Opinion ID: 1278769
Heading Depth: 1
Heading Rank: 3

Heading: gerrymandering

Text: Evidence (unrefuted) was presented of gerrymandering in three counties involving approximately one-third of the state's legislative districts. The division of Ada County (Idaho's most populous county) is as set forth on the map attached hereto as Appendix A. The shape of District 15 was described by plaintiffs' counsel as a fish or a sports car heading out of town. The corridor connecting the north and south portions of District 14 is less than 1/8 mile wide.

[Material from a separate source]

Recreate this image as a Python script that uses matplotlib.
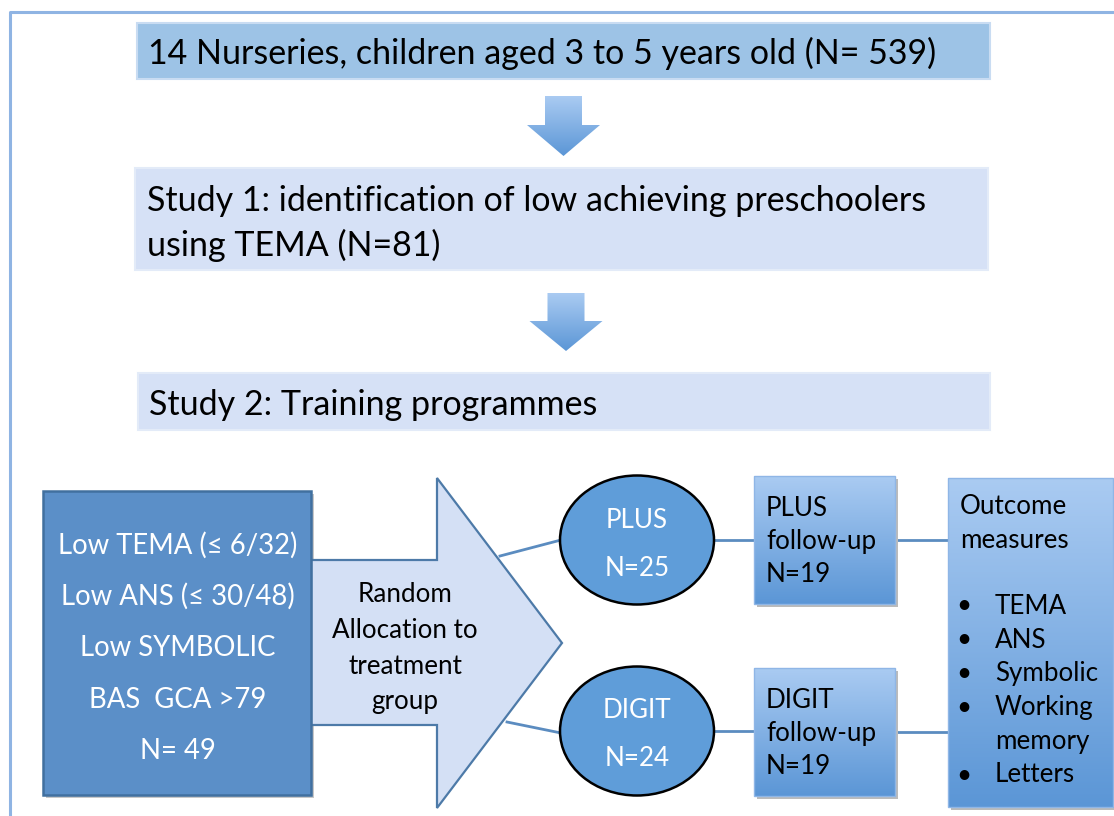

The affidavit of Susan Stacy (Director of Planning and Community Development for the City of Boise) compares the division of Ada County under Plan 14-B and H.B. 746 and provides some of the factual basis of the gerrymandering charge. It is noteworthy that either by pure chance or by design the scheme of H.B. 746 does not put one incumbent legislator against another in either Ada, Canyon or Twin Falls counties, the three counties as to which evidence of gerrymandering was presented. The Stacy affidavit states: The H.B. 746 plan shows the typical characteristics of political gerrymandering: shoe string connections, odd-shaped long narrow districts, dispersion of urban populations into larger rural areas, and the unnecessary splitting of established neighborhoods. Thus H.B. 746 is further tainted by its failure to provide coherent districts by the use of geographic and other obvious borders to the end that neighborhood and urban and rural populations will not be unnecessarily divided. Its stretched districts suggest the effects of an indiscriminate districting, without any regard for political subdivisions or natural or historical boundary lines which the United States Supreme Court saw as an open invitation to partisan gerrymandering. Reynolds v. Sims, supra, 377 U.S. at 578, 84 S.Ct. at 1390.